--- Dataset section ---

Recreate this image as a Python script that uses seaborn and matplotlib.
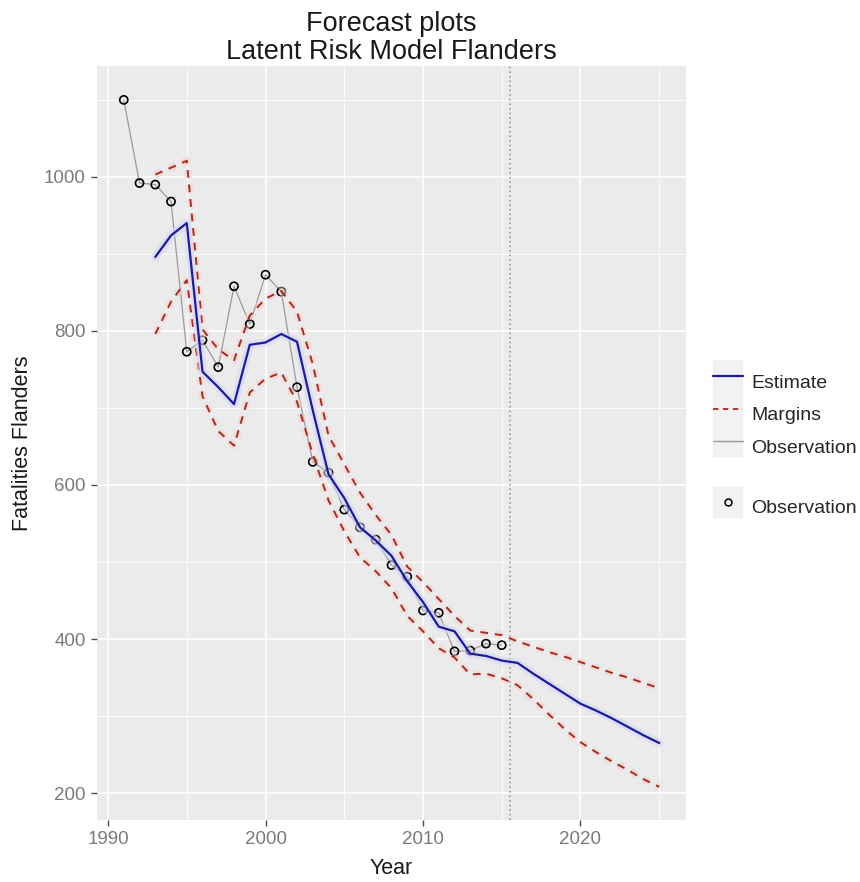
import numpy as np
import pandas as pd
import matplotlib
matplotlib.use("Agg")
import matplotlib.pyplot as plt
import matplotlib.patheffects as pe
import seaborn as sns
from matplotlib.lines import Line2D
from matplotlib.patches import Rectangle
from matplotlib.legend_handler import HandlerLine2D
from matplotlib.ticker import MultipleLocator

# Observed fatalities (Flanders)
obs_years = list(range(1991, 2016))
observed = [1100, 992, 990, 968, 773, 788, 753, 858, 809, 873, 851, 727, 630,
            616, 568, 545, 529, 496, 481, 437, 434, 384, 385, 394, 392]

# Latent risk model: smoothed estimate and forecast with margins
fc_years = list(range(1993, 2026))
estimate = [896, 924, 940, 747, 727, 705, 782, 785, 796, 786, 697, 614, 583,
            545, 528, 508, 475, 448, 416, 410, 381, 378, 372, 369, 355, 342,
            329, 316, 307, 297, 286, 275, 265]
upper = [1003, 1012, 1021, 802, 776, 762, 820, 842, 852, 825, 757, 664, 627,
         590, 561, 535, 494, 474, 452, 430, 411, 408, 405, 397, 390, 383,
         377, 370, 363, 356, 350, 343, 336]
lower = [796, 838, 866, 715, 670, 651, 720, 738, 746, 708, 640, 580, 540,
         506, 488, 466, 430, 410, 388, 376, 354, 355, 349, 340, 322, 302,
         283, 266, 253, 241, 230, 218, 208]

forecast_start = 2015.5
x_ticks = [1990, 2000, 2010, 2020]
y_ticks = [200, 400, 600, 800, 1000]

BLUE = "#1a1aa2"
RED = "#ad2820"
GREY = "#9a9a9a"

sns.set_theme(style="darkgrid")
plt.rcParams["font.family"] = ["Liberation Sans", "DejaVu Sans"]

fig = plt.figure(figsize=(8.6, 8.82), dpi=100)
ax = fig.add_axes([97 / 860, 1 - 820 / 882, 589 / 860, 754 / 882])
ax.set_facecolor("#EBEBEB")

obs_df = pd.DataFrame({"Year": obs_years, "Fatalities": observed})
fc_df = pd.DataFrame({"Year": fc_years, "Estimate": estimate,
                      "Upper": upper, "Lower": lower})

ax.axvline(forecast_start, color="#8c8c8c", lw=1.1, linestyle=(0, (1, 2)), zorder=2)

red_glow = [pe.Stroke(linewidth=5.5, foreground="#f6d3cc", alpha=0.55), pe.Normal()]
blue_glow = [pe.Stroke(linewidth=6, foreground="#d6d6f4", alpha=0.6), pe.Normal()]

sns.lineplot(data=obs_df, x="Year", y="Fatalities", color=GREY, lw=0.9,
             ax=ax, zorder=3)
sns.scatterplot(data=obs_df, x="Year", y="Fatalities", marker="o",
                facecolor="none", edgecolor="black", linewidth=1.2, s=34,
                ax=ax, zorder=4)
for col in ["Upper", "Lower"]:
    sns.lineplot(data=fc_df, x="Year", y=col, color=RED, lw=1.4,
                 linestyle=(0, (4, 3.5)), path_effects=red_glow,
                 ax=ax, zorder=5)
sns.lineplot(data=fc_df, x="Year", y="Estimate", color=BLUE, lw=1.6,
             path_effects=blue_glow, ax=ax, zorder=6)

ax.set_xlim(1989.3, 2026.7)
ax.set_ylim(165, 1144)
ax.set_xticks(x_ticks)
ax.set_yticks(y_ticks)
ax.xaxis.set_minor_locator(MultipleLocator(5))
ax.yaxis.set_minor_locator(MultipleLocator(100))
ax.grid(which="major", color="white", lw=1.2)
ax.grid(which="minor", color="white", lw=0.6)
ax.set_axisbelow(True)
for s in ax.spines.values():
    s.set_visible(False)
ax.tick_params(which="major", length=4, width=1, color="#4d4d4d",
               labelsize=13.5, labelcolor="#7a7a7a", pad=4,
               bottom=True, left=True)
ax.tick_params(which="minor", length=0)

ax.set_xlabel("Year", fontsize=15.5, color="#1a1a1a", labelpad=7)
ax.set_ylabel("Fatalities Flanders", fontsize=15.5, color="#1a1a1a", labelpad=8)
ax.set_title("Forecast plots\nLatent Risk Model Flanders", fontsize=19.5,
             color="#1a1a1a", pad=5, linespacing=1.1)


class KeyHandler(HandlerLine2D):
    """Legend key drawn on a light grey tile, like ggplot keys."""

    def create_artists(self, legend, orig_handle, xdescent, ydescent,
                       width, height, fontsize, trans):
        arts = super().create_artists(legend, orig_handle, xdescent, ydescent,
                                      width, height, fontsize, trans)
        yc = (height - ydescent) / 2.0
        bg = Rectangle((-xdescent, yc - height / 2.0), width, height,
                       facecolor="#F2F2F2", edgecolor="none", transform=trans)
        return [bg] + arts


legend_kw = dict(loc="center left", frameon=False, fontsize=14,
                 handlelength=1.55, handleheight=2.2, labelspacing=0,
                 handletextpad=0.4, borderpad=0, borderaxespad=0)

h_est = Line2D([], [], color=BLUE, lw=1.6)
h_mar = Line2D([], [], color=RED, lw=1.3, linestyle=(0, (3, 2.5)))
h_obs = Line2D([], [], color=GREY, lw=1.0)
fig.legend([h_est, h_mar, h_obs], ["Estimate", "Margins", "Observation"],
           bbox_to_anchor=(713 / 860, 1 - 414 / 882),
           handler_map={Line2D: KeyHandler()}, **legend_kw)

h_pt = Line2D([], [], ls="none", marker="o", mfc="none", mec="black",
              ms=5, mew=1.1)
fig.legend([h_pt], ["Observation"], bbox_to_anchor=(713 / 860, 1 - 507 / 882),
           handler_map={Line2D: KeyHandler(numpoints=1)}, **legend_kw)

fig.savefig("out.png", dpi=100, facecolor="white")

---

--- Set task ---
Set the data above down again exactly as given, with no pictures.

--- Finished exercise ---
Recreate this image as a Python script that uses seaborn and matplotlib.
import numpy as np
import pandas as pd
import matplotlib
matplotlib.use("Agg")
import matplotlib.pyplot as plt
import matplotlib.patheffects as pe
import seaborn as sns
from matplotlib.lines import Line2D
from matplotlib.patches import Rectangle
from matplotlib.legend_handler import HandlerLine2D
from matplotlib.ticker import MultipleLocator

# Observed fatalities (Flanders)
obs_years = list(range(1991, 2016))
observed = [1100, 992, 990, 968, 773, 788, 753, 858, 809, 873, 851, 727, 630,
            616, 568, 545, 529, 496, 481, 437, 434, 384, 385, 394, 392]

# Latent risk model: smoothed estimate and forecast with margins
fc_years = list(range(1993, 2026))
estimate = [896, 924, 940, 747, 727, 705, 782, 785, 796, 786, 697, 614, 583,
            545, 528, 508, 475, 448, 416, 410, 381, 378, 372, 369, 355, 342,
            329, 316, 307, 297, 286, 275, 265]
upper = [1003, 1012, 1021, 802, 776, 762, 820, 842, 852, 825, 757, 664, 627,
         590, 561, 535, 494, 474, 452, 430, 411, 408, 405, 397, 390, 383,
         377, 370, 363, 356, 350, 343, 336]
lower = [796, 838, 866, 715, 670, 651, 720, 738, 746, 708, 640, 580, 540,
         506, 488, 466, 430, 410, 388, 376, 354, 355, 349, 340, 322, 302,
         283, 266, 253, 241, 230, 218, 208]

forecast_start = 2015.5
x_ticks = [1990, 2000, 2010, 2020]
y_ticks = [200, 400, 600, 800, 1000]

BLUE = "#1a1aa2"
RED = "#ad2820"
GREY = "#9a9a9a"

sns.set_theme(style="darkgrid")
plt.rcParams["font.family"] = ["Liberation Sans", "DejaVu Sans"]

fig = plt.figure(figsize=(8.6, 8.82), dpi=100)
ax = fig.add_axes([97 / 860, 1 - 820 / 882, 589 / 860, 754 / 882])
ax.set_facecolor("#EBEBEB")

obs_df = pd.DataFrame({"Year": obs_years, "Fatalities": observed})
fc_df = pd.DataFrame({"Year": fc_years, "Estimate": estimate,
                      "Upper": upper, "Lower": lower})

ax.axvline(forecast_start, color="#8c8c8c", lw=1.1, linestyle=(0, (1, 2)), zorder=2)

red_glow = [pe.Stroke(linewidth=5.5, foreground="#f6d3cc", alpha=0.55), pe.Normal()]
blue_glow = [pe.Stroke(linewidth=6, foreground="#d6d6f4", alpha=0.6), pe.Normal()]

sns.lineplot(data=obs_df, x="Year", y="Fatalities", color=GREY, lw=0.9,
             ax=ax, zorder=3)
sns.scatterplot(data=obs_df, x="Year", y="Fatalities", marker="o",
                facecolor="none", edgecolor="black", linewidth=1.2, s=34,
                ax=ax, zorder=4)
for col in ["Upper", "Lower"]:
    sns.lineplot(data=fc_df, x="Year", y=col, color=RED, lw=1.4,
                 linestyle=(0, (4, 3.5)), path_effects=red_glow,
                 ax=ax, zorder=5)
sns.lineplot(data=fc_df, x="Year", y="Estimate", color=BLUE, lw=1.6,
             path_effects=blue_glow, ax=ax, zorder=6)

ax.set_xlim(1989.3, 2026.7)
ax.set_ylim(165, 1144)
ax.set_xticks(x_ticks)
ax.set_yticks(y_ticks)
ax.xaxis.set_minor_locator(MultipleLocator(5))
ax.yaxis.set_minor_locator(MultipleLocator(100))
ax.grid(which="major", color="white", lw=1.2)
ax.grid(which="minor", color="white", lw=0.6)
ax.set_axisbelow(True)
for s in ax.spines.values():
    s.set_visible(False)
ax.tick_params(which="major", length=4, width=1, color="#4d4d4d",
               labelsize=13.5, labelcolor="#7a7a7a", pad=4,
               bottom=True, left=True)
ax.tick_params(which="minor", length=0)

ax.set_xlabel("Year", fontsize=15.5, color="#1a1a1a", labelpad=7)
ax.set_ylabel("Fatalities Flanders", fontsize=15.5, color="#1a1a1a", labelpad=8)
ax.set_title("Forecast plots\nLatent Risk Model Flanders", fontsize=19.5,
             color="#1a1a1a", pad=5, linespacing=1.1)


class KeyHandler(HandlerLine2D):
    """Legend key drawn on a light grey tile, like ggplot keys."""

    def create_artists(self, legend, orig_handle, xdescent, ydescent,
                       width, height, fontsize, trans):
        arts = super().create_artists(legend, orig_handle, xdescent, ydescent,
                                      width, height, fontsize, trans)
        yc = (height - ydescent) / 2.0
        bg = Rectangle((-xdescent, yc - height / 2.0), width, height,
                       facecolor="#F2F2F2", edgecolor="none", transform=trans)
        return [bg] + arts


legend_kw = dict(loc="center left", frameon=False, fontsize=14,
                 handlelength=1.55, handleheight=2.2, labelspacing=0,
                 handletextpad=0.4, borderpad=0, borderaxespad=0)

h_est = Line2D([], [], color=BLUE, lw=1.6)
h_mar = Line2D([], [], color=RED, lw=1.3, linestyle=(0, (3, 2.5)))
h_obs = Line2D([], [], color=GREY, lw=1.0)
fig.legend([h_est, h_mar, h_obs], ["Estimate", "Margins", "Observation"],
           bbox_to_anchor=(713 / 860, 1 - 414 / 882),
           handler_map={Line2D: KeyHandler()}, **legend_kw)

h_pt = Line2D([], [], ls="none", marker="o", mfc="none", mec="black",
              ms=5, mew=1.1)
fig.legend([h_pt], ["Observation"], bbox_to_anchor=(713 / 860, 1 - 507 / 882),
           handler_map={Line2D: KeyHandler(numpoints=1)}, **legend_kw)

fig.savefig("out.png", dpi=100, facecolor="white")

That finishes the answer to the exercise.